What Edwards should keep squarely in mind is that this debate isn't about John Edwards or Dick Cheney. Views of both of them are close to irrelevant. This is a proxy debate between John Kerry and George Bush. It's about defending Kerry and taking the fight to the president. Everything else is a distraction.

I'm sure the campaign strategists have thought through all sorts of good angles for Edwards to pursue. But what I'd like to see is the following.

The real vulnerability now for the Bush-Cheney team is the perception (very much based on reality) that they lied the country into war and even more that they're not being straight with the public now about what's happening in Iraq. More than anything, that was President Bush's undoing in the first debate.

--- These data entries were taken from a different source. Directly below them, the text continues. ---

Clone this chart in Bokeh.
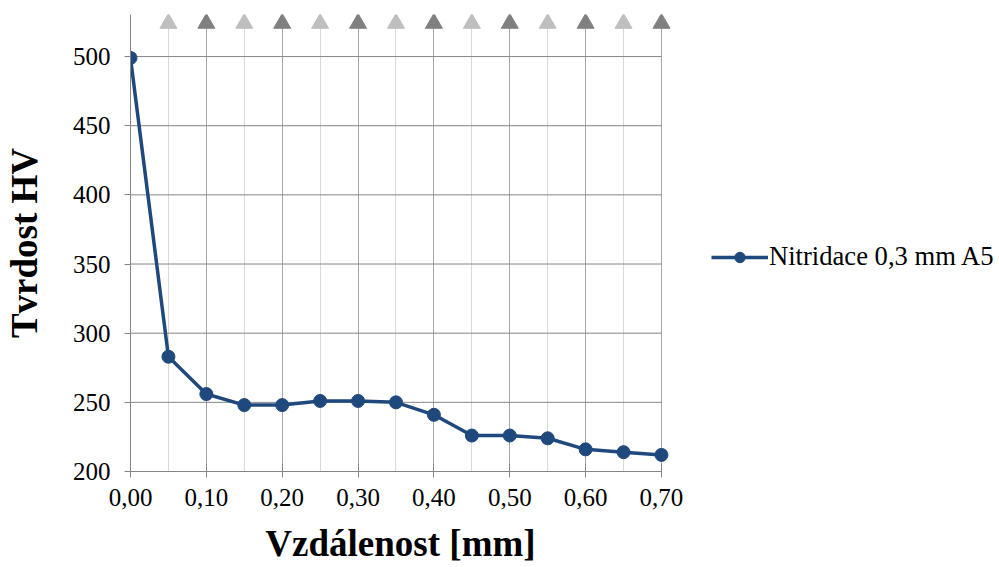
from bokeh.plotting import figure
from bokeh.models import (FixedTicker, CustomJSTickFormatter, Legend, LegendItem,
                          Range1d, ColumnDataSource)
from bokeh.embed import file_html
from bokeh.resources import INLINE

# data
distance_mm = [0.00, 0.05, 0.10, 0.15, 0.20, 0.25, 0.30, 0.35, 0.40, 0.45, 0.50, 0.55, 0.60, 0.65, 0.70]
hardness_hv = [499, 283, 256, 248, 248, 251, 251, 250, 241, 226, 226, 224, 216, 214, 212]
series_name = "Nitridace 0,3 mm A5"

x_major_ticks = [0.0, 0.1, 0.2, 0.3, 0.4, 0.5, 0.6, 0.7]
x_minor_ticks = [0.05, 0.15, 0.25, 0.35, 0.45, 0.55, 0.65]
y_ticks = [200, 250, 300, 350, 400, 450, 500]

marker_x = [0.05, 0.10, 0.15, 0.20, 0.25, 0.30, 0.35, 0.40, 0.45, 0.50, 0.55, 0.60, 0.65, 0.70]
marker_level = 524
marker_colors = ["#bfbfbf" if i % 2 == 0 else "#808080" for i in range(len(marker_x))]

FONT = "Liberation Serif"
BLUE = "#1F497D"
AXIS = "#868686"

x_min, x_max = x_major_ticks[0], x_major_ticks[-1]

p = figure(width=983, height=551, output_backend="svg", toolbar_location=None,
           x_range=Range1d(x_min, 0.7119), y_range=Range1d(200, 530.4),
           min_border_left=123, min_border_top=14, min_border_right=320,
           min_border_bottom=80, frame_width=540, frame_height=457)
p.outline_line_color = None
p.background_fill_color = "white"
p.border_fill_color = "white"

p.xaxis.ticker = FixedTicker(ticks=x_major_ticks, minor_ticks=x_minor_ticks)
p.yaxis.ticker = FixedTicker(ticks=y_ticks)
p.xaxis.formatter = CustomJSTickFormatter(code="return tick.toFixed(2).replace('.', ',');")
p.xaxis.bounds = (x_min, x_max)

for ax in (p.xaxis[0], p.yaxis[0]):
    ax.axis_line_color = AXIS
    ax.major_tick_line_color = AXIS
    ax.minor_tick_line_color = None
    ax.major_label_text_font = FONT
    ax.major_label_text_font_size = "25px"
    ax.major_label_text_color = "#000000"
    ax.axis_label_text_font = FONT
    ax.axis_label_text_font_size = "37px"
    ax.axis_label_text_font_style = "bold"
    ax.axis_label_text_color = "#000000"

p.xaxis.major_tick_in = 8
p.xaxis.major_tick_out = 6
p.xaxis.major_label_standoff = 11
p.xaxis.axis_label = "Vzdálenost [mm]"
p.xaxis.axis_label_standoff = 14

p.yaxis.major_tick_in = 0
p.yaxis.major_tick_out = 6
p.yaxis.major_label_standoff = 14
p.yaxis.axis_label = "Tvrdost HV"
p.yaxis.axis_label_standoff = 25

# horizontal gridlines limited to the x axis extent
p.ygrid.grid_line_color = None
hy = y_ticks[1:]
p.segment(x0=[x_min] * len(hy), y0=hy, x1=[x_max] * len(hy), y1=hy,
          line_color=AXIS, line_width=1)

p.xgrid.grid_line_color = "#a6a6a6"
p.xgrid.minor_grid_line_color = "#d9d9d9"

src = ColumnDataSource(dict(x=distance_mm, y=hardness_hv))
r_line = p.line("x", "y", source=src, line_color=BLUE, line_width=3.5)
r_pts = p.scatter("x", "y", source=src, size=13, fill_color=BLUE, line_color=BLUE)

msrc = ColumnDataSource(dict(x=marker_x, y=[marker_level] * len(marker_x), c=marker_colors))
p.scatter("x", "y", source=msrc, marker="triangle", size=17, fill_color="c", line_color="c")

legend = Legend(items=[LegendItem(label=series_name, renderers=[r_line, r_pts])],
                location=(41, 199), label_text_font=FONT, label_text_font_size="26.6px",
                label_text_color="#000000", glyph_width=57, glyph_height=26,
                label_standoff=1, padding=0, margin=0, border_line_color=None,
                background_fill_alpha=0, spacing=0)
p.add_layout(legend, "right")

html = file_html(p, INLINE)
open("out.html", "w").write(html)
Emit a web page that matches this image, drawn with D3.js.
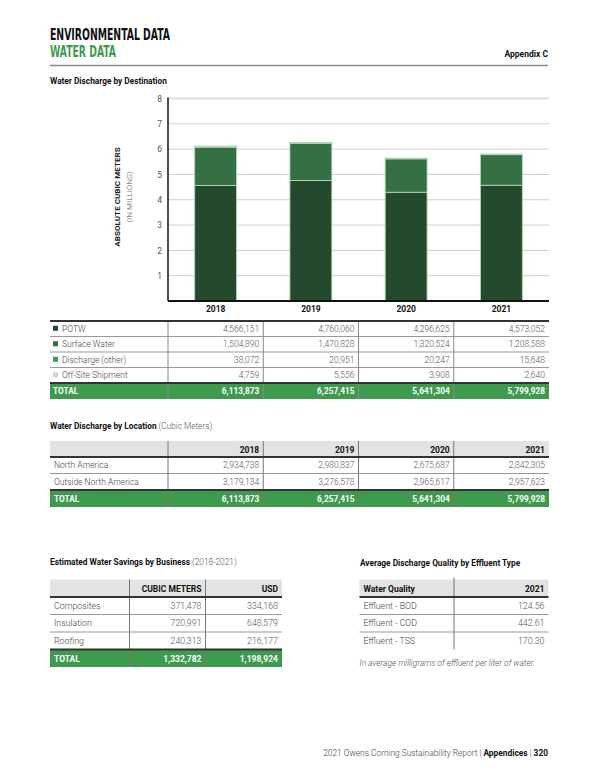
<!DOCTYPE html>
<html>
<head>
<meta charset="utf-8">
<script src="https://cdn.jsdelivr.net/npm/d3@7"></script>
<style>
  html, body { margin: 0; padding: 0; background: #fff; }
  svg { display: block; font-family: Roboto, "Open Sans", sans-serif; }
</style>
</head>
<body>
<svg id="page" width="600" height="776"></svg>
<script>
// ---------- DATA ----------
const years = ["2018", "2019", "2020", "2021"];
const seriesNames = ["POTW", "Surface Water", "Discharge (other)", "Off-Site Shipment"];
const potw = [4566151, 4760060, 4296625, 4573052];
const surfaceWater = [1504890, 1470828, 1320524, 1208588];
const dischargeOther = [38072, 20951, 20247, 15648];
const offSite = [4759, 5556, 3908, 2640];
const destTotals = [6113873, 6257415, 5641304, 5799928];
const yTicks = [1, 2, 3, 4, 5, 6, 7, 8];

const locations = ["North America", "Outside North America"];
const northAmerica = [2934738, 2980837, 2675687, 2842305];
const outsideNA = [3179134, 3276578, 2965617, 2957623];
const locTotals = [6113873, 6257415, 5641304, 5799928];

const businesses = ["Composites", "Insulation", "Roofing"];
const savingsM3 = [371478, 720991, 240313];
const savingsUSD = [334168, 648579, 216177];
const savingsTotals = [1332782, 1198924];

const effluents = ["Effluent - BOD", "Effluent - COD", "Effluent - TSS"];
const effluent2021 = ["124.56", "442.61", "170.30"];

// ---------- STYLE ----------
const colors = ["#234a2d", "#356f44", "#3f9a50", "#c9d9cc"];
const totalGreen = "#3e9a4d";
const fmt = d3.format(",");
const svg = d3.select("#page");
svg.append("rect").attr("width", 600).attr("height", 776).attr("fill", "#fff");

// ---------- HEADER ----------
svg.append("text").attr("x", 50).attr("y", 40)
  .attr("font-family", "'Liberation Sans Narrow', 'DejaVu Sans Condensed', sans-serif")
  .attr("font-weight", 700).attr("font-size", 15).attr("fill", "#111")
  .attr("textLength", 120).attr("lengthAdjust", "spacingAndGlyphs")
  .text("ENVIRONMENTAL DATA");
svg.append("text").attr("x", 50).attr("y", 56.5)
  .attr("font-family", "'Liberation Sans Narrow', 'DejaVu Sans Condensed', sans-serif")
  .attr("font-weight", 700).attr("font-size", 15.5).attr("fill", "#3f9a50")
  .attr("textLength", 66).attr("lengthAdjust", "spacingAndGlyphs")
  .text("WATER DATA");
svg.append("text").attr("x", 548).attr("y", 57).attr("text-anchor", "end")
  .attr("font-weight", 700).attr("font-size", 8.5).attr("fill", "#111").text("Appendix C");
svg.append("line").attr("x1", 50).attr("x2", 548).attr("y1", 65.5).attr("y2", 65.5)
  .attr("stroke", "#8a8a8a").attr("stroke-width", 1.5);
svg.append("text").attr("x", 50).attr("y", 83.5)
  .attr("font-weight", 700).attr("font-size", 8.3).attr("fill", "#111")
  .text("Water Discharge by Destination");

// ---------- CHART ----------
const x0 = 168, x1 = 549, yTop = 98.5, yBase = 301;
const x = d3.scaleBand().domain(years).range([x0, x1]).paddingInner(0.56).paddingOuter(0.28);
const cols = d3.scaleBand().domain(years).range([x0, x1]);
const y = d3.scaleLinear().domain([0, 8]).range([yBase, yTop]);

// gridlines
svg.append("g").selectAll("line").data(yTicks).join("line")
  .attr("x1", x0).attr("x2", x1)
  .attr("y1", d => y(d)).attr("y2", d => y(d))
  .attr("stroke", d => d === 8 ? "#dedede" : "#cfcfcf")
  .attr("stroke-width", d => d === 8 ? 2 : 1);

// y axis labels
const yAxis = d3.axisLeft(y).tickValues(yTicks).tickSize(0).tickPadding(6).tickFormat(d3.format("d"));
const gy = svg.append("g").attr("transform", `translate(${x0},0)`).call(yAxis);
gy.select(".domain").remove();
gy.selectAll("text").attr("font-size", 8.5).attr("fill", "#555").attr("font-family", "Roboto, sans-serif");

// stacked bars
const rows = years.map((yr, i) => ({
  year: yr, "POTW": potw[i] / 1e6, "Surface Water": surfaceWater[i] / 1e6,
  "Discharge (other)": dischargeOther[i] / 1e6, "Off-Site Shipment": offSite[i] / 1e6
}));
const stack = d3.stack().keys(seriesNames)(rows);
svg.append("g").selectAll("g").data(stack).join("g")
  .attr("fill", (d, i) => colors[i])
  .selectAll("rect").data(d => d).join("rect")
  .attr("x", d => x(d.data.year))
  .attr("width", x.bandwidth())
  .attr("y", d => y(d[1]))
  .attr("height", d => y(d[0]) - y(d[1]))
  .attr("stroke", "#b3d4b9").attr("stroke-width", 0.9);

// axes lines
svg.append("line").attr("x1", x0).attr("x2", x0).attr("y1", yTop - 1).attr("y2", yBase)
  .attr("stroke", "#111").attr("stroke-width", 1.5);
svg.append("line").attr("x1", x0).attr("x2", x1).attr("y1", yBase).attr("y2", yBase)
  .attr("stroke", "#111").attr("stroke-width", 2);

// x axis labels (year header)
const xAxis = d3.axisBottom(x).tickSize(0).tickPadding(0);
const gx = svg.append("g").attr("transform", `translate(0,${yBase + 5})`).call(xAxis);
gx.select(".domain").remove();
gx.selectAll("text").attr("font-size", 8.5).attr("font-weight", 700).attr("fill", "#111")
  .attr("font-family", "Roboto, sans-serif");

// y axis title
svg.append("text").attr("transform", "translate(120,197) rotate(-90)")
  .attr("text-anchor", "middle").attr("font-weight", 700).attr("font-size", 8.1).attr("fill", "#222")
  .text("ABSOLUTE CUBIC METERS");
svg.append("text").attr("transform", "translate(132,197) rotate(-90)")
  .attr("text-anchor", "middle").attr("font-weight", 300).attr("font-size", 8.1).attr("fill", "#555")
  .text("(IN MILLIONS)");

// ---------- helpers ----------
function hline(xa, xb, yy, color, w) {
  svg.append("line").attr("x1", xa).attr("x2", xb).attr("y1", yy).attr("y2", yy)
    .attr("stroke", color).attr("stroke-width", w);
}
function vline(xx, ya, yb, color, w) {
  svg.append("line").attr("x1", xx).attr("x2", xx).attr("y1", ya).attr("y2", yb)
    .attr("stroke", color).attr("stroke-width", w);
}
function txt(xx, yy, s, opts = {}) {
  return svg.append("text").attr("x", xx).attr("y", yy)
    .attr("text-anchor", opts.anchor || "start")
    .attr("font-size", opts.size || 8.5)
    .attr("font-weight", opts.weight || 300)
    .attr("font-style", opts.style || "normal")
    .attr("fill", opts.fill || "#444")
    .text(s);
}

// ---------- TABLE 1 ----------
const L = 50, R = 549;
const t1Series = [potw, surfaceWater, dischargeOther, offSite];
const t1Top = 321, t1Row = 15.5;
const t1Bottom = t1Top + t1Row * 4;
svg.append("rect").attr("x", L).attr("y", t1Bottom).attr("width", R - L).attr("height", 16).attr("fill", totalGreen);
for (let r = 1; r < 4; r++) hline(L, R, t1Top + r * t1Row, "#999", 1);
years.forEach((yr, i) => vline(cols(yr), t1Top, t1Bottom + 16, "#888", 1));
hline(L, R, t1Top, "#333", 2);
hline(L, R, t1Bottom, "#333", 2);
seriesNames.forEach((name, r) => {
  const cy = t1Top + r * t1Row + t1Row / 2 + 3;
  svg.append("rect").attr("x", 53).attr("y", cy - 6).attr("width", 5).attr("height", 5).attr("fill", colors[r]);
  txt(62, cy, name);
  years.forEach((yr, i) => txt(cols(yr) + cols.bandwidth() - 4, cy, fmt(t1Series[r][i]), { anchor: "end", fill: "#555" }));
});
txt(53, t1Bottom + 11, "TOTAL", { weight: 700, fill: "#fff", size: 8.3 });
years.forEach((yr, i) => txt(cols(yr) + cols.bandwidth() - 4, t1Bottom + 11, fmt(destTotals[i]), { anchor: "end", weight: 700, fill: "#fff", size: 8.3 }));

// ---------- TABLE 2 ----------
const t2Title = svg.append("text").attr("x", 50).attr("y", 428.5).attr("font-size", 8.3).attr("fill", "#111");
t2Title.append("tspan").attr("font-weight", 700).text("Water Discharge by Location");
t2Title.append("tspan").attr("font-weight", 300).attr("fill", "#555").text(" (Cubic Meters)");
const t2HeadTop = 441, t2Top = 457, t2Row = 16.5;
const t2Bottom = t2Top + t2Row * 2;
svg.append("rect").attr("x", L).attr("y", t2HeadTop).attr("width", R - L).attr("height", t2Top - t2HeadTop).attr("fill", "#e3e3e3");
svg.append("rect").attr("x", L).attr("y", t2Bottom).attr("width", R - L).attr("height", 17).attr("fill", totalGreen);
hline(L, R, t2Top + t2Row, "#999", 1);
years.forEach((yr, i) => vline(cols(yr), t2HeadTop, t2Bottom + 17, "#777", 1));
hline(L, R, t2Top, "#333", 2);
hline(L, R, t2Bottom, "#333", 2);
years.forEach((yr, i) => txt(cols(yr) + cols.bandwidth() - 4, t2HeadTop + 11.5, yr, { anchor: "end", weight: 700, fill: "#111" }));
const t2Series = [northAmerica, outsideNA];
locations.forEach((name, r) => {
  const cy = t2Top + r * t2Row + t2Row / 2 + 3;
  txt(54, cy, name);
  years.forEach((yr, i) => txt(cols(yr) + cols.bandwidth() - 4, cy, fmt(t2Series[r][i]), { anchor: "end", fill: "#555" }));
});
txt(54, t2Bottom + 11.5, "TOTAL", { weight: 700, fill: "#fff", size: 8.3 });
years.forEach((yr, i) => txt(cols(yr) + cols.bandwidth() - 4, t2Bottom + 11.5, fmt(locTotals[i]), { anchor: "end", weight: 700, fill: "#fff", size: 8.3 }));

// ---------- TABLE 3 ----------
const t3Title = svg.append("text").attr("x", 50).attr("y", 565).attr("font-size", 8.3).attr("fill", "#111");
t3Title.append("tspan").attr("font-weight", 700).text("Estimated Water Savings by Business");
t3Title.append("tspan").attr("font-weight", 300).attr("fill", "#555").text(" (2018-2021)");
const t3L = 50, t3R = 282, t3C1 = 129.5, t3C2 = 205.5;
const t3HeadTop = 579.5, t3Top = 597, t3Row = 17.5;
const t3Bottom = t3Top + t3Row * 3;
svg.append("rect").attr("x", t3L).attr("y", t3HeadTop).attr("width", t3R - t3L).attr("height", t3Top - t3HeadTop).attr("fill", "#e3e3e3");
svg.append("rect").attr("x", t3L).attr("y", t3Bottom).attr("width", t3R - t3L).attr("height", 17.5).attr("fill", totalGreen);
for (let r = 1; r < 3; r++) hline(t3L, t3R, t3Top + r * t3Row, "#999", 1);
vline(t3C1, t3HeadTop, t3Bottom + 17.5, "#777", 1);
vline(t3C2, t3HeadTop, t3Bottom + 17.5, "#777", 1);
hline(t3L, t3R, t3Top, "#333", 2);
hline(t3L, t3R, t3Bottom, "#333", 2);
txt(t3C2 - 4, t3HeadTop + 12, "CUBIC METERS", { anchor: "end", weight: 700, fill: "#111", size: 8.5 });
txt(t3R - 4, t3HeadTop + 12, "USD", { anchor: "end", weight: 700, fill: "#111", size: 8.5 });
businesses.forEach((name, r) => {
  const cy = t3Top + r * t3Row + t3Row / 2 + 3.2;
  txt(54, cy, name, { size: 8.8 });
  txt(t3C2 - 4, cy, fmt(savingsM3[r]), { anchor: "end", fill: "#555", size: 8.8 });
  txt(t3R - 4, cy, fmt(savingsUSD[r]), { anchor: "end", fill: "#555", size: 8.8 });
});
txt(54, t3Bottom + 12, "TOTAL", { weight: 700, fill: "#fff", size: 8.5 });
txt(t3C2 - 4, t3Bottom + 12, fmt(savingsTotals[0]), { anchor: "end", weight: 700, fill: "#fff", size: 8.5 });
txt(t3R - 4, t3Bottom + 12, fmt(savingsTotals[1]), { anchor: "end", weight: 700, fill: "#fff", size: 8.5 });

// ---------- TABLE 4 ----------
txt(360, 565.5, "Average Discharge Quality by Effluent Type", { weight: 700, fill: "#111", size: 8.3 });
const t4L = 359.5, t4R = 548.5, t4C = 454;
const t4HeadTop = 579.5, t4Top = 597, t4Row = 17.5;
svg.append("rect").attr("x", t4L).attr("y", t4HeadTop).attr("width", t4R - t4L).attr("height", t4Top - t4HeadTop).attr("fill", "#e3e3e3");
for (let r = 1; r < 3; r++) hline(t4L, t4R, t4Top + r * t4Row, "#999", 1);
vline(t4C, t4HeadTop - 2, t4Top + 3 * t4Row, "#777", 1);
hline(t4L, t4R, t4Top, "#333", 2);
txt(363.5, t4HeadTop + 12, "Water Quality", { weight: 700, fill: "#111", size: 8.5 });
txt(t4R - 4, t4HeadTop + 12, "2021", { anchor: "end", weight: 700, fill: "#111", size: 8.5 });
effluents.forEach((name, r) => {
  const cy = t4Top + r * t4Row + t4Row / 2 + 3.2;
  txt(363.5, cy, name, { size: 8.8 });
  txt(t4R - 4, cy, effluent2021[r], { anchor: "end", fill: "#555", size: 8.8 });
});
txt(359.5, 666, "In average milligrams of effluent per liter of water.", { style: "italic", fill: "#555", size: 8.4 });

// ---------- FOOTER ----------
const foot = svg.append("text").attr("x", 548).attr("y", 756).attr("text-anchor", "end")
  .attr("font-size", 8.4).attr("fill", "#444");
foot.append("tspan").attr("font-weight", 300).text("2021 Owens Corning Sustainability Report | ");
foot.append("tspan").attr("font-weight", 700).attr("fill", "#111").text("Appendices");
foot.append("tspan").attr("font-weight", 300).text(" | ");
foot.append("tspan").attr("font-weight", 700).attr("fill", "#111").text("320");
</script>
</body>
</html>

Not only were his answers on Iraq wobbly. But getting hit on the issue was, I think, what really got under his skin.

As I said above, this debate isn't about Dick Cheney. Yet Cheney has been the most foward-leaning in his deceptive comments (TPM secret decoder ring: 'biggest liar') on WMD, the phantom Iraq-al Qaida tie, the post-war situation in Iraq and just about everything else. So he is uniquely ill-situated to defend the White House on these grounds.

There's plenty of fresh ammunition this week -- even the material in the New York Times article on the Iraqi nuclear program, though most of that had appeared earlier elsewhere.

Cheney's awfully quick on his feet. But if Edwards zeroes in on this stuff, I think Cheney will have a hard time not either completely abandoning some of his previous positions or repeating some ridiculous whoppers that will provide plenty of grist for the inter-debate spin war on from tomorrow through Friday evening.